I'll say a little bit about our pharmacists. My belief is that the single biggest advance in health care in the last parliament was the 60-day prescribing, which effectively halved the costs for people paying for their medication. It was a huge advance and long, long overdue. But we had to fight the coalition tooth and nail to get that legislation through, and there was a huge marketing campaign by the pharmacists against 60-day prescribing. Absolute no-brainer—virtually every other country in the world had 60- or even 90-day prescribing. This made the system much more efficient. People didn't have to go to the pharmacist every month; they could go every couple of months. It also meant that the costs of the prescriptions were mostly halved for many of our constituents—a great advance.

There is much more to be done, and the reduction in prescription costs to a maximum of $25, which the legislation introduced today, is a huge advance.
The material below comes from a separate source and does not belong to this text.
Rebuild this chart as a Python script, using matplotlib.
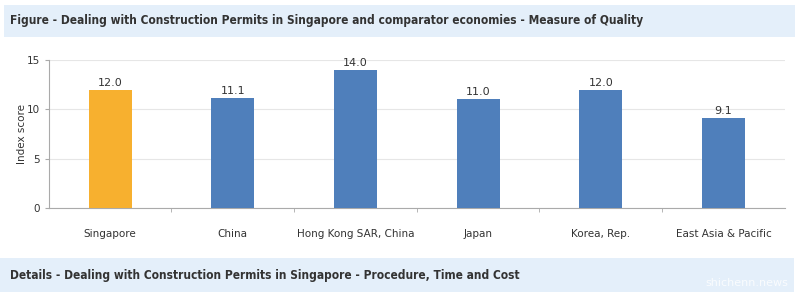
import matplotlib
matplotlib.use("Agg")
import matplotlib.pyplot as plt
from matplotlib.patches import Rectangle

# chart data
economies = ["Singapore", "China", "Hong Kong SAR, China", "Japan", "Korea, Rep.", "East Asia & Pacific"]
scores = [12.0, 11.1, 14.0, 11.0, 12.0, 9.1]
highlight = "Singapore"

title = "Figure - Dealing with Construction Permits in Singapore and comparator economies - Measure of Quality"
footer = "Details - Dealing with Construction Permits in Singapore - Procedure, Time and Cost"

orange = "#F7B02F"
blue = "#4F7FBB"
banner = "#E4EFFA"
text_col = "#333333"

fig = plt.figure(figsize=(8, 2.98), dpi=100)
fig.patch.set_facecolor("white")

# header and footer banners
fig.patches.append(Rectangle((0.005, 0.876), 0.989, 0.107, transform=fig.transFigure,
                             facecolor=banner, edgecolor="none", zorder=0))
fig.patches.append(Rectangle((0.0, 0.02), 0.992, 0.114, transform=fig.transFigure,
                             facecolor=banner, edgecolor="none", zorder=0))
fig.text(0.013, 0.93, title, fontsize=8.6, fontweight="bold", color=text_col,
         va="center", ha="left", fontstretch="condensed")
fig.text(0.013, 0.077, footer, fontsize=8.6, fontweight="bold", color=text_col,
         va="center", ha="left", fontstretch="condensed")
fig.text(0.985, 0.05, "shichenn.news", fontsize=8, color="white", alpha=0.8,
         va="center", ha="right")

ax = fig.add_axes([0.061, 0.302, 0.92, 0.497])
x = list(range(len(economies)))
colors = [orange if e == highlight else blue for e in economies]
bars = ax.bar(x, scores, width=0.35, color=colors, zorder=3)
for xi, v in zip(x, scores):
    ax.text(xi, v + 0.2, "%.1f" % v, ha="center", va="bottom", fontsize=8, color=text_col)

ax.set_xlim(-0.5, len(economies) - 0.5)
ax.set_ylim(0, 15)
ax.set_yticks([0, 5, 10, 15])
ax.set_xticks(x)
ax.set_xticklabels(economies, fontsize=7.5, color=text_col)
ax.set_xticks([i + 0.5 for i in x[:-1]], minor=True)
ax.tick_params(axis="x", which="major", length=0, pad=15)
ax.tick_params(axis="x", which="minor", length=3, color="#aaaaaa")
ax.tick_params(axis="y", labelsize=7.5, labelcolor=text_col, length=3, color="#aaaaaa")
ax.set_ylabel("Index score", fontsize=7.5, color=text_col, labelpad=0)
ax.grid(axis="y", color="#e6e6e6", linewidth=0.8, zorder=0)
for s in ["top", "right"]:
    ax.spines[s].set_visible(False)
for s in ["left", "bottom"]:
    ax.spines[s].set_color("#aaaaaa")
    ax.spines[s].set_linewidth(0.8)

fig.savefig("out.png", dpi=100)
The Labor government understands the importance of health care across the whole economy and across the whole spectrum of Australia. No matter who you are, you get equitable access to health care in Australia because of the work of Labor governments. There have been some reasonable coalition health ministers—Peter Baume was one—and I must say that I think the work that Greg Hunt did in the pandemic was good. But, overall, Australia can thank Labor governments for the maintenance of a universal healthcare insurance system and equitable access to care, and I'm very proud to be part of a government that does support that. This legislation is a small part of that, but it's a sign of a government that understands the health system.

Question agreed to.

Bill read a second time.

Message from the Governor-General recommending appropriation announced.

Ordered that this bill be reported to the House without amendment.